>> start EXTRACTED ENTRIES
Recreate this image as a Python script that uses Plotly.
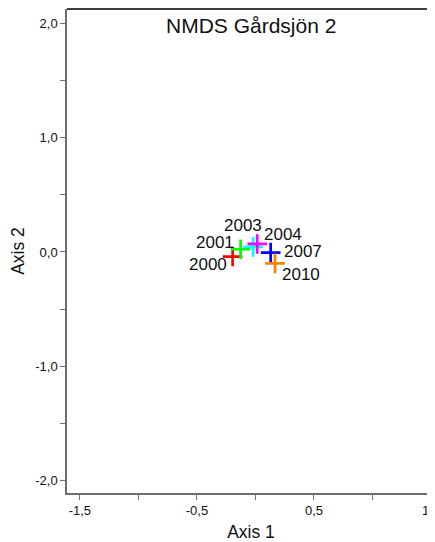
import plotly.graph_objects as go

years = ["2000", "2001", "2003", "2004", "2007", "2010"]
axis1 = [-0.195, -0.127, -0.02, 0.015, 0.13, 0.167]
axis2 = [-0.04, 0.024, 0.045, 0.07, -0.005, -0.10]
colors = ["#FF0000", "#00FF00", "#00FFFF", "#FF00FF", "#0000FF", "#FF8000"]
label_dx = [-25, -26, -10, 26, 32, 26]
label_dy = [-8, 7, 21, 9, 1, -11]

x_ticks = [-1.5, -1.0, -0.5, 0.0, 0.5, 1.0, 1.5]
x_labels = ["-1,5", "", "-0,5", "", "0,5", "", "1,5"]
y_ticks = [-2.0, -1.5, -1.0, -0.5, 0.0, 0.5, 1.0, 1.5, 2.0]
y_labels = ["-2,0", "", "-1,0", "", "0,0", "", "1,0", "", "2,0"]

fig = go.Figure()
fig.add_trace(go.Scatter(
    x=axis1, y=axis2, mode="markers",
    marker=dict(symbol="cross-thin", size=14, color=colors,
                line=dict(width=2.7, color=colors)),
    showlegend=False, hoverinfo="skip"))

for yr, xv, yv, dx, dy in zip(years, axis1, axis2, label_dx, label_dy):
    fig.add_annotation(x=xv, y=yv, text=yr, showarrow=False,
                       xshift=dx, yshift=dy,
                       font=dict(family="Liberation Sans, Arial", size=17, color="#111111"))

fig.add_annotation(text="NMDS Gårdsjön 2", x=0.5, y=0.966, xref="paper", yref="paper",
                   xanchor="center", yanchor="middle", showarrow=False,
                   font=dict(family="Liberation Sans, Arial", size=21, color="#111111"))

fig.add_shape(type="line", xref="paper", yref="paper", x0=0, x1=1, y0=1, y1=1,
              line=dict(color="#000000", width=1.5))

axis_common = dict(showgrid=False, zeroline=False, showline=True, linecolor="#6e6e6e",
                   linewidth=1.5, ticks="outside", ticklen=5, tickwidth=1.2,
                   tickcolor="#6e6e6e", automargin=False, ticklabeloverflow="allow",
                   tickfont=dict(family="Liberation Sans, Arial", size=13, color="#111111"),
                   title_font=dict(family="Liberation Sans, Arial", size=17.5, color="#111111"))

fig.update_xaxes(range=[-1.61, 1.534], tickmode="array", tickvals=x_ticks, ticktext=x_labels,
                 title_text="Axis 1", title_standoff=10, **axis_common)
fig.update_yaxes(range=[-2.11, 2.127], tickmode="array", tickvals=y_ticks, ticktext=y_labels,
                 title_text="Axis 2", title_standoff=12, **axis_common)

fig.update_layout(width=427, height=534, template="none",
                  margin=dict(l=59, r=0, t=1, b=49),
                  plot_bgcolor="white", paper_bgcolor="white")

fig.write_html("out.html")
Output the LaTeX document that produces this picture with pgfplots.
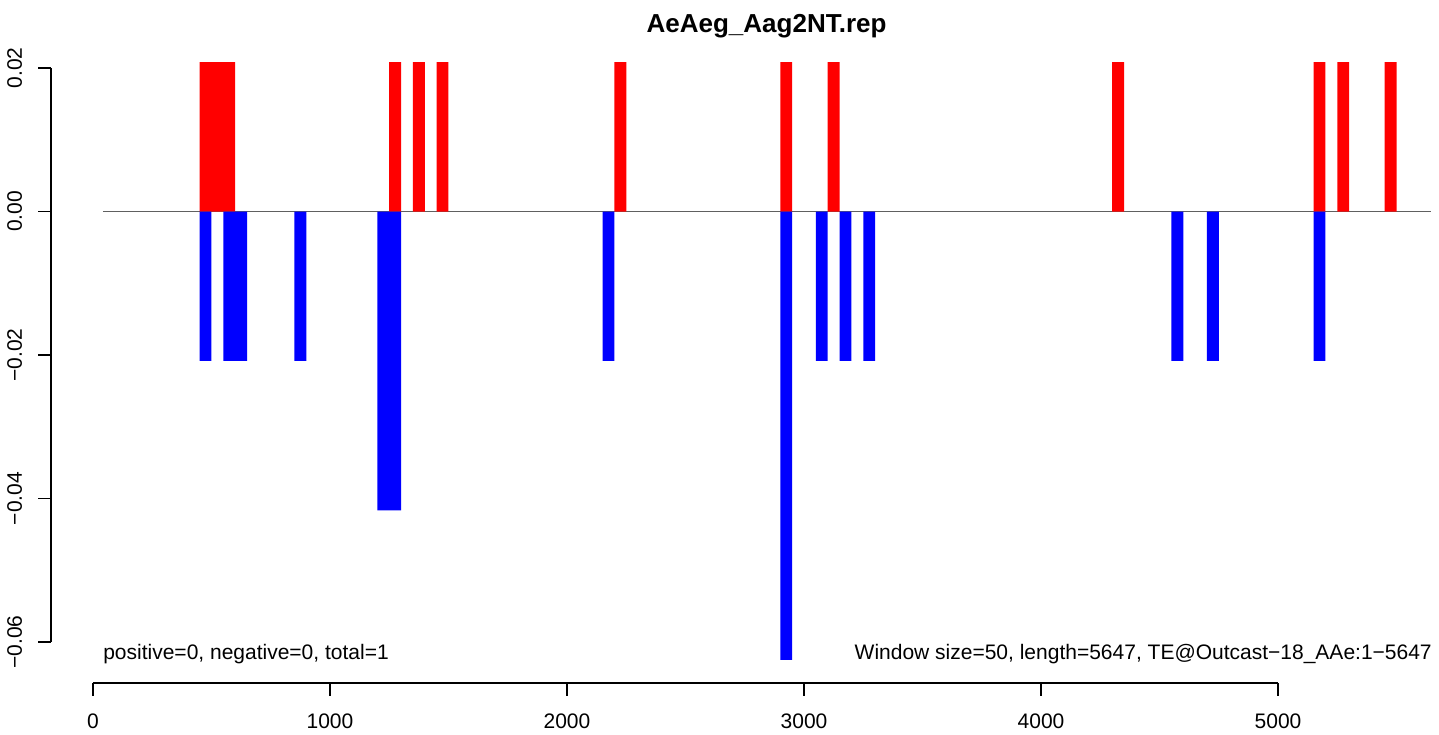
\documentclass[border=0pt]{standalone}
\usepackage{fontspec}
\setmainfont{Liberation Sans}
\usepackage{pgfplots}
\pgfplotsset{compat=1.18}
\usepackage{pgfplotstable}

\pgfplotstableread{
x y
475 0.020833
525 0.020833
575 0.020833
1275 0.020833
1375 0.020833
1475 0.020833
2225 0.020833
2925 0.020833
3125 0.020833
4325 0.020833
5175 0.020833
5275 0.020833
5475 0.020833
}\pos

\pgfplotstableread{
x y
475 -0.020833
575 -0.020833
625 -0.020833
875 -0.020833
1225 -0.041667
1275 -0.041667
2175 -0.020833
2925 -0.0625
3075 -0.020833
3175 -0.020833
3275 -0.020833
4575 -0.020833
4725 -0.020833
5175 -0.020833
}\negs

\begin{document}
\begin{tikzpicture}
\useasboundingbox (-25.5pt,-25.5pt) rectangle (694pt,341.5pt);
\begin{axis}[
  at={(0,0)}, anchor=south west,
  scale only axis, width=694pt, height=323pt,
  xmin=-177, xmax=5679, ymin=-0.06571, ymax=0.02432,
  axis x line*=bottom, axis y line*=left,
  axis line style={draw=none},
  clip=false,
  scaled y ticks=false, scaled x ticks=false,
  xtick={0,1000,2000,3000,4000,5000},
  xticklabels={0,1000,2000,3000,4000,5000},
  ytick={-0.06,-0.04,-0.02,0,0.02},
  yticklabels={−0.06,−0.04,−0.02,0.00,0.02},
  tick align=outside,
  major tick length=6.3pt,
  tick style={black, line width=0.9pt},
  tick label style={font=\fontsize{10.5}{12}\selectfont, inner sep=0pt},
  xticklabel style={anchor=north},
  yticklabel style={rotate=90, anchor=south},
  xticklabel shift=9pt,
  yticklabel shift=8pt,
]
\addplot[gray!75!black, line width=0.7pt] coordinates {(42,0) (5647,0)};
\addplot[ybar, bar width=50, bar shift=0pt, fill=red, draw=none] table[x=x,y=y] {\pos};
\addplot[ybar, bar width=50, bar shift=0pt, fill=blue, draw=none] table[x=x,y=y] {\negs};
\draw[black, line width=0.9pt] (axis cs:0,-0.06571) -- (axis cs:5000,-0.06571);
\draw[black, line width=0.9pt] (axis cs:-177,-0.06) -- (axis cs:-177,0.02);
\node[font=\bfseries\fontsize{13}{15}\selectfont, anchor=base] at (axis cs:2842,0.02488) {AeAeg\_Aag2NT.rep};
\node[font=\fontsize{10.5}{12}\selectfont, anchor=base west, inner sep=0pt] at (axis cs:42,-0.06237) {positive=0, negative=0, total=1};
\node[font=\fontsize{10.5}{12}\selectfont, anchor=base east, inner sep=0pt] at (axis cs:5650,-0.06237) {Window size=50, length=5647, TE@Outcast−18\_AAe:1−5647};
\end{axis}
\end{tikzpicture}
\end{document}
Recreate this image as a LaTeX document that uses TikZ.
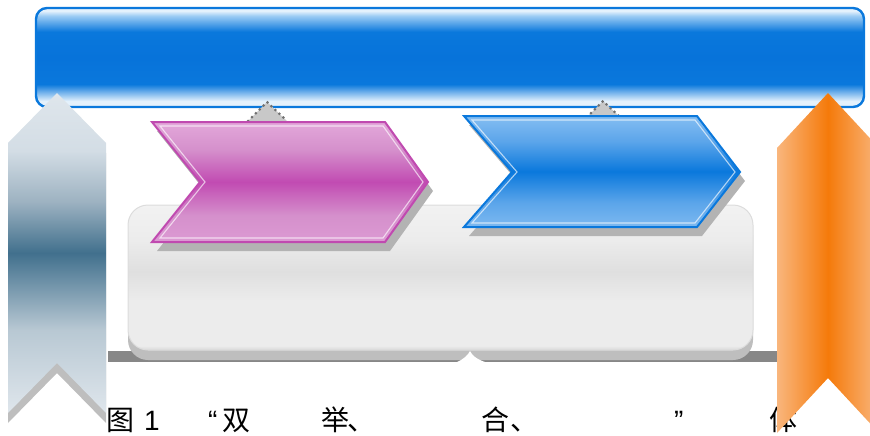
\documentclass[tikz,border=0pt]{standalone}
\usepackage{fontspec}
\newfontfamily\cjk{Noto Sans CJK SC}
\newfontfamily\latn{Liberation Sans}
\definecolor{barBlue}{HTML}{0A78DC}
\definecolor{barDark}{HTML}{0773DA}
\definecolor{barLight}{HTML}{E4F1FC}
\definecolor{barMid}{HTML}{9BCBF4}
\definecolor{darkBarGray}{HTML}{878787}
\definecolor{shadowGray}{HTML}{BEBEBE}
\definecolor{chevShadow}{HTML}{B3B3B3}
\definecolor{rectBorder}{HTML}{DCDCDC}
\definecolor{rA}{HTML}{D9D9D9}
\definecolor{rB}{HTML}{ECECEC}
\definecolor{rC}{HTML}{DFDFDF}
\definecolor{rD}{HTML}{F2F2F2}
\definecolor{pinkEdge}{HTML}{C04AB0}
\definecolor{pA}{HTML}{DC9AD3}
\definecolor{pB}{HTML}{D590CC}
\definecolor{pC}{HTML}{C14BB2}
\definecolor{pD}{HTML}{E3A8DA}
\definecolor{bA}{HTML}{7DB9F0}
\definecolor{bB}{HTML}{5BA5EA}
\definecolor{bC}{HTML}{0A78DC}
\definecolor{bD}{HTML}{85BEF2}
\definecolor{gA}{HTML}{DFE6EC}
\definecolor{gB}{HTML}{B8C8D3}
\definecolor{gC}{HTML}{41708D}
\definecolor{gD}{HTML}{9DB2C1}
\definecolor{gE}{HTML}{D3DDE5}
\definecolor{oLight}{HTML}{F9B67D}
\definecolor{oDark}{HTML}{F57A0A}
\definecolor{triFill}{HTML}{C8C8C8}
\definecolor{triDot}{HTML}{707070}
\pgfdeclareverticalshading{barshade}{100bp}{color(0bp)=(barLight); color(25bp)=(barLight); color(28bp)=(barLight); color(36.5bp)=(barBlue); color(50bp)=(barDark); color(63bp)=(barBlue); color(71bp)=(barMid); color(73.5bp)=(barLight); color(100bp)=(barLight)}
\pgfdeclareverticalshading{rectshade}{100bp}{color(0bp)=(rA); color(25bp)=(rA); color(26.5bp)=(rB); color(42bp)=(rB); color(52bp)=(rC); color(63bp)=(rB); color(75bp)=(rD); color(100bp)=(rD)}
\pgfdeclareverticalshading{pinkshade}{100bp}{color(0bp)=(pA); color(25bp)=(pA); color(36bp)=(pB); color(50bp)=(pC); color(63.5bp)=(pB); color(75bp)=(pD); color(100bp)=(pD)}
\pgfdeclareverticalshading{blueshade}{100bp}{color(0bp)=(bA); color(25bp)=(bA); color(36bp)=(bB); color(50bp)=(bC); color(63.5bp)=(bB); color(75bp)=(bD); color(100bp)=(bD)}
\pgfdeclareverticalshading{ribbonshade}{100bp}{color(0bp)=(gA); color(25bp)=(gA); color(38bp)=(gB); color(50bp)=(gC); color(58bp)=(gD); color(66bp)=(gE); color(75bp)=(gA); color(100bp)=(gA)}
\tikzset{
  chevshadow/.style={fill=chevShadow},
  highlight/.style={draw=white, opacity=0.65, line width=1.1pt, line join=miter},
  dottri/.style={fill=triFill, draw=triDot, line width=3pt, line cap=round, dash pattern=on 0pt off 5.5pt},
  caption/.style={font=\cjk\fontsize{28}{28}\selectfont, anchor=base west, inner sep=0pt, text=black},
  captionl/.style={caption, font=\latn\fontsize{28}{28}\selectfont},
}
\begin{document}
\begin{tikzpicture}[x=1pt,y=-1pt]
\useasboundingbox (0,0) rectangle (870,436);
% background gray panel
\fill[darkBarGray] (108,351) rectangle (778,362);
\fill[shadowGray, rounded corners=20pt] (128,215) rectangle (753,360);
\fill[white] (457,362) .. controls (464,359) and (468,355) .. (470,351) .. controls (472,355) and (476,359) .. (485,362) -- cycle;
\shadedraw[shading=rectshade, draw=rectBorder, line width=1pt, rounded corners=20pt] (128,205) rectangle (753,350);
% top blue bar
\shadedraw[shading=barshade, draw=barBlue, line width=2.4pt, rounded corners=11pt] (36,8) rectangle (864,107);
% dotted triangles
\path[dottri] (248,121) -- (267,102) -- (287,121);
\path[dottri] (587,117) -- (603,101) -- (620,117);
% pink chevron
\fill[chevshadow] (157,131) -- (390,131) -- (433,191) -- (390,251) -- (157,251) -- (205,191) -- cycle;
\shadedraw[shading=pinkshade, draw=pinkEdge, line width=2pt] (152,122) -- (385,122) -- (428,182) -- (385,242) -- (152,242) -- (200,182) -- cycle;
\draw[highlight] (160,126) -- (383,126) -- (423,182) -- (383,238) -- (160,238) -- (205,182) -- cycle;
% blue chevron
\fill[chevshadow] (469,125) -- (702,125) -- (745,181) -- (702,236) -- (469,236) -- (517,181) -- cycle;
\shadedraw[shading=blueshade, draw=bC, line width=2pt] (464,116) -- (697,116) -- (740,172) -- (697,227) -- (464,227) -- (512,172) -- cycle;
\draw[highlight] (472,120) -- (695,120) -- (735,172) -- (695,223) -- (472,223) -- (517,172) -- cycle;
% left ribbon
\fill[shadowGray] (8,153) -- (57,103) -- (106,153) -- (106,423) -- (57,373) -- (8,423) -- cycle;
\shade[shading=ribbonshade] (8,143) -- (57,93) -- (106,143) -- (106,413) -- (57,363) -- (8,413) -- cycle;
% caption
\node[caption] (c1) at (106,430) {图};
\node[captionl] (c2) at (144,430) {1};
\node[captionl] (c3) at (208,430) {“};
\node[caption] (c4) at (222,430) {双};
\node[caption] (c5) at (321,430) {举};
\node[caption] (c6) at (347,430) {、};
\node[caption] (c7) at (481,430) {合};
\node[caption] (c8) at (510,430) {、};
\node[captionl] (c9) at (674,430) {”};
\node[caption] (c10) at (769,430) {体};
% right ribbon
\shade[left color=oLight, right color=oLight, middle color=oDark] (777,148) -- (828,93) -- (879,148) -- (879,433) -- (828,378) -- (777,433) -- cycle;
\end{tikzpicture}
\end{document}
>> end EXTRACTED ENTRIES
** WHAT YOU WILL DO **
Lines from the records above that hold "LaTeX" are the ones to list.

** SOLUTION TO THIS PROBLEM **
Output the LaTeX document that produces this picture with pgfplots.
Recreate this image as a LaTeX document that uses TikZ.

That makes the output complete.